Hello Fellow DWC Members,
Please keep sending me your member news so we can all stay informed of the many triumphs of our talented and diverse group!
Tara Richards (
We would like to join Frances Heidensohn London School of Economics in announcing a very special event – the 60th Anniversary Issue of the British Journal of Sociology! http://www.bjsshapingsociology.com. Dr. Heidensohn’s 1968 article "The Deviance of Women” was chosen by the editors to appear in this edition. The article’s reprint will include new commentaries by herself and fellow DWC member JODY MILLER.
JOANNE BELKNAP was the winner of the 2009 Elizabeth D. Gee Memorial Lectureship Award. This award recognizes and honors an outstanding faculty member of the University of Colorado system for efforts to advance women in academia, interdisciplinary scholarly contributions and distinguished teaching. The Gee Award is the only award in the CU system that specifically recognizes outstanding work on women's issues and a concerted effort to advance women in the academy. It carries with it a $1,000 prize, and the recipient will have an opportunity to present his/her scholarly work at a research symposium/award ceremony on February 26, 2010.
Congrats to SHARON REDHAWK LOVE, who will be moving to the University of Tennessee, Chattanooga at the end of the spring semester. All eyes should be upon the campus, as Sharon and Helen Eigenberg are sure to be raisin' hell together!
We would like to extend our congratulations to ROSALYN MURASKIN. She is currently finishing up the fifth edition of It's a Crime: Women and Justice for Prentice Hall. Rosalyn has also been elected to a three year term as Secretary to ACJS and won the Mentor of the Year award at ACJS at the end of February. Wow, Rosalyn!
Congrats to Nicole Rafter of Northeastern University; she will be teaching in Austria on a Fulbright fellowship during the spring 2010 semester.
We would like to thank ALLISON FOLEY, Assistant Professor at Augusta State University, for her service to the field – She was recently interviewed by Georgia Public Radio Station WACG in February about prison riots.

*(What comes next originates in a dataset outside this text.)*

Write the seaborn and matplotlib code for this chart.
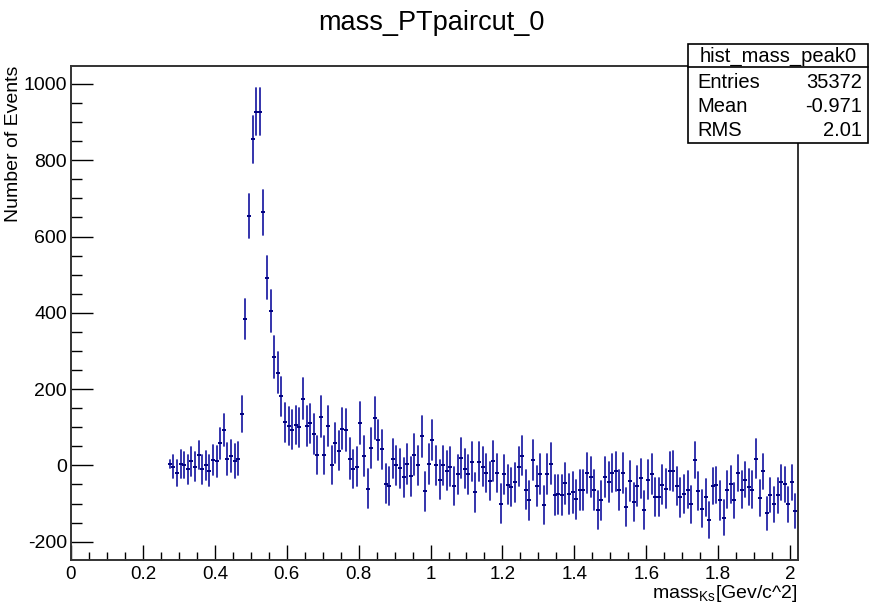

Please join us in congratulating DOROTHY MOSES SCHULZ on her new publications, "Women Special Agents in Charge: The First Generation," Policing: An International Journal of Police Strategies & Management 32, no. 4, pp. 675-693 and "Becoming a Police Officer." New York: Learning Express as well as her position as keynote speaker at the Breaking the Boundaries, Atlantic Women in Law Enforcement Conference.
We would like to join BECKY BLOCK and JACKIE CAMPBELL in announcing a session for the upcoming 2010 ASC conference dedicated to the remembrance of the late MARGO WILSON. Margo was with us from 1942 to Sept 24, 2009. With her husband and research partner Martin Daly, she studied the roots of homicide, such as jealousy, power and control in relationships, and the "Cinderella effect" (stepchildren). They wrote Homicide in 1988, and were great collaborators, publishing books and articles in evolutionary psychology and in violence. She was Professor of Psychology at McMaster University in Hamilton, Ontario, a former editor-in-Chief and former president of the Human Behavior and Evolution Society. She was named a fellow of the Royal Society of Canada in 1988.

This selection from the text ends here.